* **Goal of the exercise**
Retype exactly the lines from the first one through the line with "const ref = useRef<HTMLCanvasElement", including both ends; skip any pictures.

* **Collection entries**
* * * * * * * * *

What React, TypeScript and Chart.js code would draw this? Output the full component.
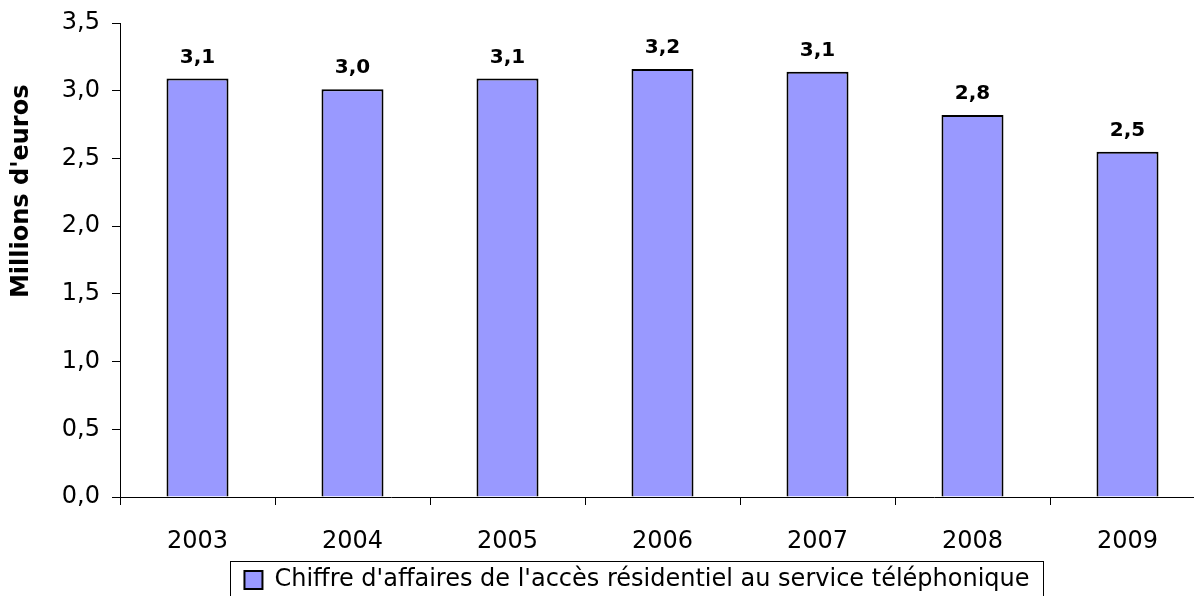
import React, { useEffect, useRef } from 'react';
import { Chart, registerables } from 'chart.js';

Chart.register(...registerables);

const categories: string[] = ['2003', '2004', '2005', '2006', '2007', '2008', '2009'];
const revenue: number[] = [3.09, 3.01, 3.09, 3.16, 3.14, 2.82, 2.55];
const yMin = 0;
const yMax = 3.5;
const yStep = 0.5;
const seriesLabel = "Chiffre d'affaires de l'accès résidentiel au service téléphonique";
const yTitle = "Millions d'euros";

const FONT = "'DejaVu Sans', 'Liberation Sans', sans-serif";
const fmt = (v: number) => v.toFixed(1).replace('.', ',');

const valueLabels = {
  id: 'valueLabels',
  afterDatasetsDraw(chart: any) {
    const ctx = chart.ctx;
    const meta = chart.getDatasetMeta(0);
    const data = chart.data.datasets[0].data as number[];
    ctx.save();
    ctx.font = `bold 20px ${FONT}`;
    ctx.fillStyle = '#000';
    ctx.textAlign = 'center';
    ctx.textBaseline = 'alphabetic';
    meta.data.forEach((bar: any, i: number) => {
      ctx.fillText(fmt(data[i]), bar.x, bar.y - 16);
    });
    ctx.restore();
  },
};

// y-axis title, placed as in the reference (upper part of the axis)
const axisTitle = {
  id: 'axisTitle',
  afterDraw(chart: any) {
    const ctx = chart.ctx;
    const area = chart.chartArea;
    ctx.save();
    ctx.font = `bold 24px ${FONT}`;
    ctx.fillStyle = '#000';
    ctx.textAlign = 'center';
    ctx.textBaseline = 'middle';
    ctx.translate(22, area.top + (area.bottom - area.top) * 0.355);
    ctx.rotate(-Math.PI / 2);
    ctx.fillText(yTitle, 0, 0);
    ctx.restore();
  },
};

const legendFrame = {
  id: 'legendFrame',
  afterDraw(chart: any) {
    const lg = chart.legend;
    const hb = lg && lg.legendHitBoxes && lg.legendHitBoxes[0];
    if (!hb) return;
    const ctx = chart.ctx;
    ctx.save();
    ctx.strokeStyle = '#000';
    ctx.lineWidth = 1;
    ctx.strokeRect(Math.round(hb.left - 14) + 0.5, Math.round(hb.top - 7) + 0.5, Math.round(hb.width + 28), 60);
    ctx.restore();
  },
};

export default function App() {
  const ref = useRef<HTMLCanvasElement | null>(null);

  useEffect(() => {
    if (!ref.current) return;
    const chart = new Chart(ref.current, {
      type: 'bar',
      data: {
        labels: categories,
        datasets: [
          {
            label: seriesLabel,
            data: revenue,
            backgroundColor: '#9999FF',
            borderColor: '#000000',
            borderWidth: 2,
            barPercentage: 0.4,
            categoryPercentage: 1.0,
          },
        ],
      },
      options: {
        responsive: false,
        animation: false,
        devicePixelRatio: 1,
        layout: { padding: { top: 23, left: 0, right: 0, bottom: 8 } },
        plugins: {
          legend: {
            display: true,
            position: 'bottom',
            labels: {
              boxWidth: 18,
              boxHeight: 18,
              padding: 10,
              color: '#000',
              font: { family: FONT, size: 24 },
            },
          },
          tooltip: { enabled: false },
        },
        scales: {
          x: {
            grid: {
              display: true,
              drawOnChartArea: false,
              drawTicks: true,
              tickLength: 8,
              color: '#000',
              offset: true,
            },
            border: { display: true, color: '#000', width: 1 },
            ticks: {
              color: '#000',
              padding: 22,
              font: { family: FONT, size: 24 },
              maxRotation: 0,
            },
            afterFit: (s: any) => {
              s.height = 61;
              s.paddingLeft = 0;
              s.paddingRight = 0;
            },
          },
          y: {
            min: yMin,
            max: yMax,
            grid: {
              display: true,
              drawOnChartArea: false,
              drawTicks: true,
              tickLength: 8,
              color: '#000',
            },
            border: { display: true, color: '#000', width: 1 },
            ticks: {
              stepSize: yStep,
              color: '#000',
              padding: 12,
              font: { family: FONT, size: 24 },
              callback: (v: any) => fmt(Number(v)),
            },
            title: { display: false },
            afterFit: (s: any) => {
              s.width = 120;
              s.paddingTop = 0;
              s.paddingBottom = 0;
            },
          },
          yRight: {
            type: 'linear',
            position: 'right',
            display: true,
            grid: { display: false, drawTicks: false },
            border: { display: false },
            ticks: { display: false },
            afterFit: (s: any) => {
              s.width = 69;
              s.paddingTop = 0;
              s.paddingBottom = 0;
            },
          },
        },
      } as any,
      plugins: [valueLabels, axisTitle, legendFrame],
    });
    return () => chart.destroy();
  }, []);

  return (
    <div
      style={{
        position: 'fixed',
        left: 0,
        top: 0,
        width: 1194,
        height: 596,
        overflow: 'hidden',
        background: '#fff',
      }}
    >
      <canvas ref={ref} width={1274} height={610} style={{ display: 'block' }} />
    </div>
  );
}
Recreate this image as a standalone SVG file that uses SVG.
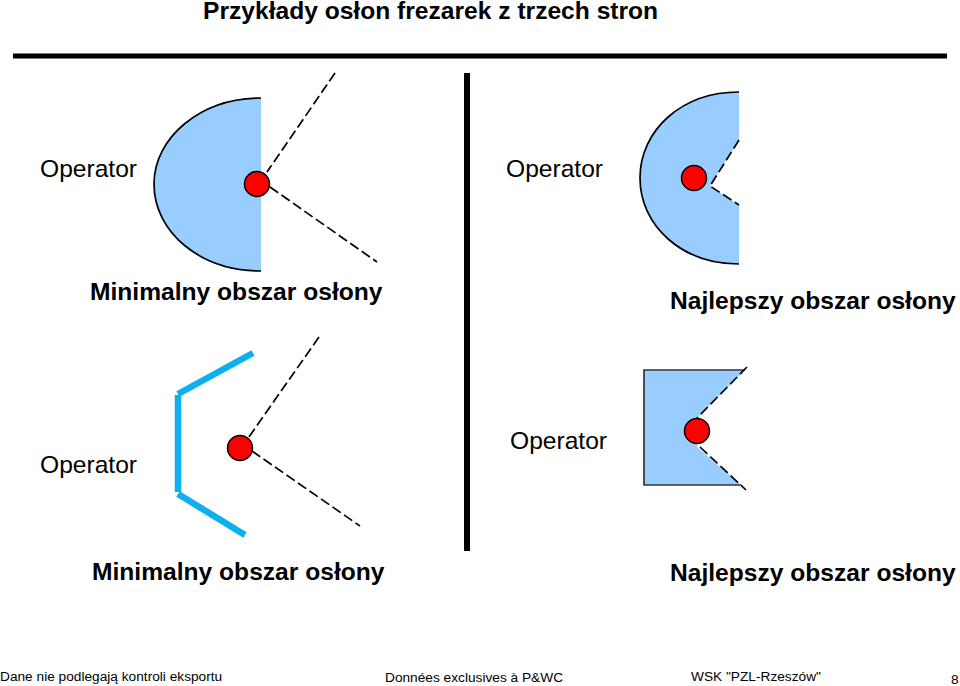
<svg xmlns="http://www.w3.org/2000/svg" width="960" height="686" viewBox="0 0 960 686">
<style>
text{font-family:"Liberation Sans",Arial,sans-serif;fill:#000}
.t{font-size:24.6px}
.b{font-size:24.6px;font-weight:bold}
.h{font-size:24.6px;font-weight:bold}
.f{font-size:13.7px}
.d{stroke:#000;stroke-width:1.7;stroke-dasharray:10 4;fill:none}
.g{fill:#99ccff;stroke:none}
.e{fill:none;stroke:#000;stroke-width:1.7}
.c{fill:#ff0000;stroke:#000;stroke-width:1.5}
.s{stroke:#0cb0ec;stroke-width:6.5;fill:none}
</style>
<rect width="960" height="686" fill="#fff"/>
<g id="title"><text class="h" x="203" y="19">Przykłady osłon frezarek z trzech stron</text></g>
<g id="dividers"><rect x="13" y="53.500" width="934" height="5"/><rect x="464" y="73" width="6" height="478"/></g>
<g id="connectors">
<path class="d" d="M335 73L267 172M270 187L377 262"/>
<path class="d" d="M319 337L244 444M252 451L360 526"/>
</g>
<g id="guard-top-left">
<path class="g" d="M261 98C200 98 154 138 154 184C154 232 200 271 261 271Z"/>
<path class="e" d="M261 98C200 98 154 138 154 184C154 232 200 271 261 271"/>
<circle class="c" cx="257" cy="184" r="12.500"/>
</g>
<g id="guard-top-right">
<path class="g" d="M739 92C682 92 640 130 640 178C640 226 682 264 739 264V205L710 186L739 140Z"/>
<path class="e" d="M739 92C682 92 640 130 640 178C640 226 682 264 739 264"/>
<path class="d" d="M739 140L710 186L739 205" stroke-dasharray="6 3"/>
<circle class="c" cx="694" cy="178" r="12.500"/>
</g>
<g id="guard-bottom-left">
<path class="s" d="M253 353L178 394M178 395V492M178 494L245 535"/>
<circle class="c" cx="240" cy="448" r="12.500"/>
</g>
<g id="guard-bottom-right">
<path class="g" d="M644 370H745L697 418V447L741 485H644Z"/>
<path fill="none" stroke="#334" stroke-width="1.700" d="M745 370H644V485H741"/>
<path class="d" d="M747 367L697 418M700 447L746 490" stroke-dasharray="6 3"/>
<circle class="c" cx="697" cy="431" r="12.500"/>
</g>
<g id="labels">
<text class="t" x="40" y="177">Operator</text>
<text class="t" x="506" y="177">Operator</text>
<text class="t" x="40" y="473">Operator</text>
<text class="t" x="510" y="449">Operator</text>
<text class="b" x="90" y="300">Minimalny obszar osłony</text>
<text class="b" x="670" y="309">Najlepszy obszar osłony</text>
<text class="b" x="92" y="580">Minimalny obszar osłony</text>
<text class="b" x="670" y="581">Najlepszy obszar osłony</text>
<text class="f" x="0" y="681">Dane nie podlegają kontroli eksportu</text>
<text class="f" x="385" y="682">Données exclusives à P&amp;WC</text>
<text class="f" x="691" y="681">WSK "PZL-Rzeszów"</text>
<text class="f" x="951" y="684">8</text>
</g>
</svg>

* * * * * * * * *

* **Complete response**
What React, TypeScript and Chart.js code would draw this? Output the full component.
import React, { useEffect, useRef } from 'react';
import { Chart, registerables } from 'chart.js';

Chart.register(...registerables);

const categories: string[] = ['2003', '2004', '2005', '2006', '2007', '2008', '2009'];
const revenue: number[] = [3.09, 3.01, 3.09, 3.16, 3.14, 2.82, 2.55];
const yMin = 0;
const yMax = 3.5;
const yStep = 0.5;
const seriesLabel = "Chiffre d'affaires de l'accès résidentiel au service téléphonique";
const yTitle = "Millions d'euros";

const FONT = "'DejaVu Sans', 'Liberation Sans', sans-serif";
const fmt = (v: number) => v.toFixed(1).replace('.', ',');

const valueLabels = {
  id: 'valueLabels',
  afterDatasetsDraw(chart: any) {
    const ctx = chart.ctx;
    const meta = chart.getDatasetMeta(0);
    const data = chart.data.datasets[0].data as number[];
    ctx.save();
    ctx.font = `bold 20px ${FONT}`;
    ctx.fillStyle = '#000';
    ctx.textAlign = 'center';
    ctx.textBaseline = 'alphabetic';
    meta.data.forEach((bar: any, i: number) => {
      ctx.fillText(fmt(data[i]), bar.x, bar.y - 16);
    });
    ctx.restore();
  },
};

// y-axis title, placed as in the reference (upper part of the axis)
const axisTitle = {
  id: 'axisTitle',
  afterDraw(chart: any) {
    const ctx = chart.ctx;
    const area = chart.chartArea;
    ctx.save();
    ctx.font = `bold 24px ${FONT}`;
    ctx.fillStyle = '#000';
    ctx.textAlign = 'center';
    ctx.textBaseline = 'middle';
    ctx.translate(22, area.top + (area.bottom - area.top) * 0.355);
    ctx.rotate(-Math.PI / 2);
    ctx.fillText(yTitle, 0, 0);
    ctx.restore();
  },
};

const legendFrame = {
  id: 'legendFrame',
  afterDraw(chart: any) {
    const lg = chart.legend;
    const hb = lg && lg.legendHitBoxes && lg.legendHitBoxes[0];
    if (!hb) return;
    const ctx = chart.ctx;
    ctx.save();
    ctx.strokeStyle = '#000';
    ctx.lineWidth = 1;
    ctx.strokeRect(Math.round(hb.left - 14) + 0.5, Math.round(hb.top - 7) + 0.5, Math.round(hb.width + 28), 60);
    ctx.restore();
  },
};

export default function App() {
  const ref = useRef<HTMLCanvasElement | null>(null);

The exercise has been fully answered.